--- Begin Information provided ---
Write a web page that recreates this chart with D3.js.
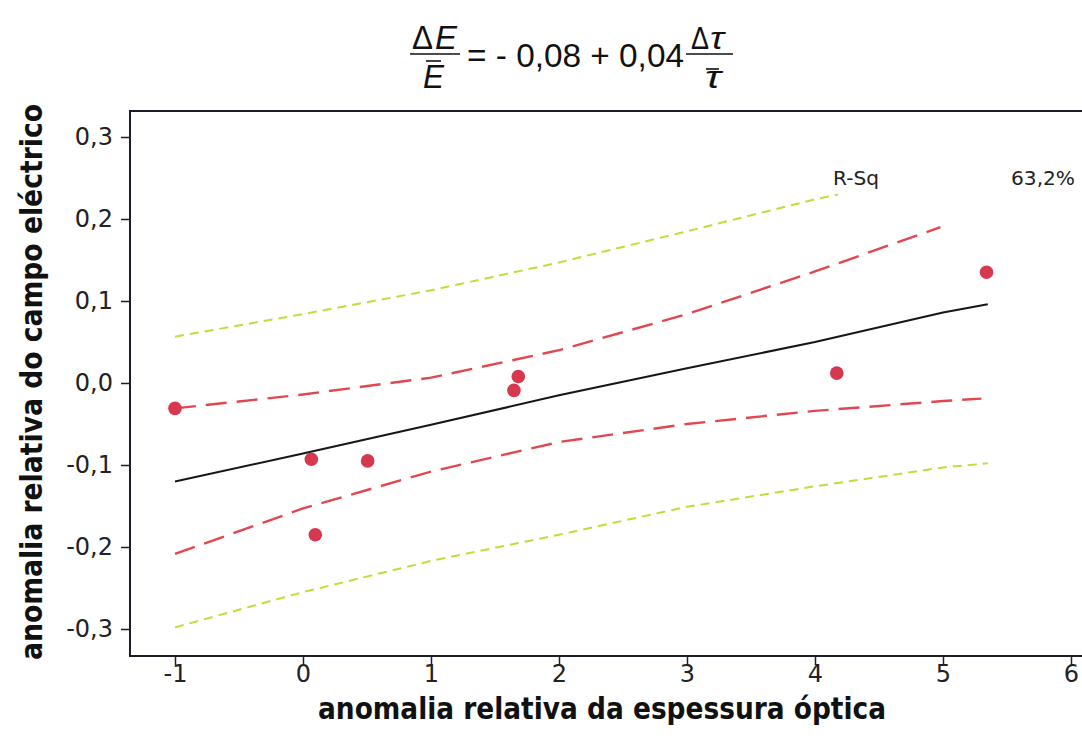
<!DOCTYPE html>
<html>
<head>
<meta charset="utf-8">
<script src="https://cdn.jsdelivr.net/npm/d3@7/dist/d3.min.js"></script>
<style>
  html, body { margin: 0; padding: 0; background: #fff; }
  svg { display: block; }
</style>
</head>
<body>
<svg id="chart" width="1082" height="745"></svg>
<script>
// Observations: relative optical-thickness anomaly vs relative electric-field anomaly
const obsX = [-1.0, 0.065, 0.096, 0.505, 1.648, 1.682, 4.17, 5.34];
const obsY = [-0.031, -0.093, -0.185, -0.095, -0.009, 0.008, 0.012, 0.135];

// Fitted regression line
const fitX = [-1, 0, 1, 2, 3, 4, 5, 5.35];
const fitY = [-0.120, -0.086, -0.051, -0.015, 0.018, 0.050, 0.086, 0.096];

// 95% confidence band
const ciUpperX = [-1, 0, 1, 2, 3, 4, 4.98];
const ciUpperY = [-0.031, -0.014, 0.0065, 0.040, 0.084, 0.136, 0.190];
const ciLowerX = [-1, 0, 1, 2, 3, 4, 5, 5.3];
const ciLowerY = [-0.2085, -0.153, -0.108, -0.072, -0.050, -0.034, -0.022, -0.019];

// 95% prediction band
const piUpperX = [-1, 0, 1, 2, 3, 4, 4.18];
const piUpperY = [0.0565, 0.084, 0.113, 0.147, 0.185, 0.224, 0.230];
const piLowerX = [-1, 0, 1, 2, 3, 4, 5, 5.35];
const piLowerY = [-0.298, -0.255, -0.217, -0.185, -0.151, -0.126, -0.103, -0.098];

// Axis ticks
const xTicks = [-1, 0, 1, 2, 3, 4, 5, 6];
const yTicks = [-0.3, -0.2, -0.1, 0.0, 0.1, 0.2, 0.3];

const rSqLabel = "R-Sq";
const rSqValue = "63,2%";

const FONT = "'DejaVu Sans', Verdana, sans-serif";
const EQ_FONT = "'Liberation Sans', Arial, sans-serif";
const svg = d3.select("#chart");

const x = d3.scaleLinear().domain([-1, 6]).range([175, 1071]);
const y = d3.scaleLinear().domain([-0.3, 0.3]).range([629, 137]);

const frame = { left: 130, top: 111, bottom: 656, right: 1100 };

// plot frame (open to the right edge)
svg.append("rect")
  .attr("x", frame.left).attr("y", frame.top)
  .attr("width", frame.right - frame.left).attr("height", frame.bottom - frame.top)
  .attr("fill", "none").attr("stroke", "#1d1d26").attr("stroke-width", 2);

const fmtComma = d => d3.format(".1f")(d).replace(".", ",").replace("−", "-");

// y axis
const yAxis = svg.append("g")
  .attr("transform", `translate(${frame.left},0)`)
  .call(d3.axisLeft(y).tickValues(yTicks).tickSize(9).tickPadding(8).tickFormat(fmtComma));
yAxis.select(".domain").remove();
yAxis.selectAll(".tick line").attr("stroke", "#1d1d26").attr("stroke-width", 1.5);
yAxis.selectAll(".tick text")
  .attr("font-family", FONT).attr("font-size", 24).attr("fill", "#222");

// x axis
const xAxis = svg.append("g")
  .attr("transform", `translate(0,${frame.bottom})`)
  .call(d3.axisBottom(x).tickValues(xTicks).tickSize(9).tickPadding(0)
        .tickFormat(d => String(d).replace("−", "-")));
xAxis.select(".domain").remove();
xAxis.selectAll(".tick line").attr("stroke", "#1d1d26").attr("stroke-width", 1.5);
xAxis.selectAll(".tick text")
  .attr("font-family", FONT).attr("font-size", 24).attr("fill", "#222");

// axis titles
svg.append("text")
  .attr("x", 602).attr("y", 719)
  .attr("text-anchor", "middle")
  .attr("font-family", FONT).attr("font-weight", "bold").attr("font-size", 30)
  .attr("textLength", 568).attr("lengthAdjust", "spacingAndGlyphs")
  .attr("fill", "#111")
  .text("anomalia relativa da espessura óptica");

svg.append("text")
  .attr("transform", "translate(42,382) rotate(-90)")
  .attr("text-anchor", "middle")
  .attr("font-family", FONT).attr("font-weight", "bold").attr("font-size", 30)
  .attr("textLength", 556).attr("lengthAdjust", "spacingAndGlyphs")
  .attr("fill", "#111")
  .text("anomalia relativa do campo eléctrico");

// curves
const line = d3.line().x(d => x(d[0])).y(d => y(d[1]));
const pairs = (xs, ys) => xs.map((v, i) => [v, ys[i]]);

const curves = [
  { pts: pairs(piUpperX, piUpperY), color: "#c2dc3a", width: 2, dash: "9,6" },
  { pts: pairs(piLowerX, piLowerY), color: "#c2dc3a", width: 2, dash: "9,6" },
  { pts: pairs(ciUpperX, ciUpperY), color: "#e2474f", width: 2.4, dash: "21,10" },
  { pts: pairs(ciLowerX, ciLowerY), color: "#e2474f", width: 2.4, dash: "21,10" },
  { pts: pairs(fitX, fitY), color: "#15151c", width: 2, dash: null }
];
svg.append("g").selectAll("path").data(curves).join("path")
  .attr("d", d => line(d.pts))
  .attr("fill", "none")
  .attr("stroke", d => d.color)
  .attr("stroke-width", d => d.width)
  .attr("stroke-dasharray", d => d.dash);

// observations
svg.append("g").selectAll("circle").data(pairs(obsX, obsY)).join("circle")
  .attr("cx", d => x(d[0])).attr("cy", d => y(d[1]))
  .attr("r", 6.8)
  .attr("fill", "#d5384f");

// R-Sq legend
svg.append("text")
  .attr("x", 833).attr("y", 185)
  .attr("font-family", FONT).attr("font-size", 19).attr("fill", "#222")
  .attr("textLength", 46).attr("lengthAdjust", "spacingAndGlyphs")
  .text(rSqLabel);
svg.append("text")
  .attr("x", 1011).attr("y", 185)
  .attr("font-family", FONT).attr("font-size", 19).attr("fill", "#222")
  .attr("textLength", 64).attr("lengthAdjust", "spacingAndGlyphs")
  .text(rSqValue);

// regression equation:  ΔE/Ē = - 0,08 + 0,04 Δτ/τ̄
const eq = svg.append("g").attr("font-family", EQ_FONT).attr("fill", "#111");
const EQ_SIZE = 34;
const FRAC_SIZE = 33;

function eqText(xPos, yPos, str, size, italic, len) {
  const t = eq.append("text").attr("x", xPos).attr("y", yPos)
    .attr("font-size", size).text(str);
  if (italic) t.attr("font-style", "italic");
  if (len) t.attr("textLength", len).attr("lengthAdjust", "spacingAndGlyphs");
  return t;
}
function eqRule(x1, x2, yPos) {
  eq.append("line").attr("x1", x1).attr("x2", x2).attr("y1", yPos).attr("y2", yPos)
    .attr("stroke", "#111").attr("stroke-width", 1.6);
}

// left fraction
eqText(412, 49, "Δ", FRAC_SIZE, false, 21);
eqText(435, 49, "E", FRAC_SIZE, true, 22);
eqRule(410, 460, 54);
eqText(423, 88, "E", FRAC_SIZE, true, 21);
eqRule(426, 441, 61);

// middle terms
eqText(467, 67, "= - 0,08 + 0,04", EQ_SIZE, false, 217);

// right fraction
eqText(691, 49, "Δ", FRAC_SIZE - 2, false, 18);
eqText(710, 49, "τ", FRAC_SIZE - 2, true, 14);
eqRule(686, 733, 54);
eqText(705, 88, "τ", FRAC_SIZE - 2, true, 16);
eqRule(706, 719, 69);
</script>
</body>
</html>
--- End Information provided ---
» **Short exercise**: State the number of lines holding the word "chart" in the listing. Add nothing else.

» **Solution below**: 3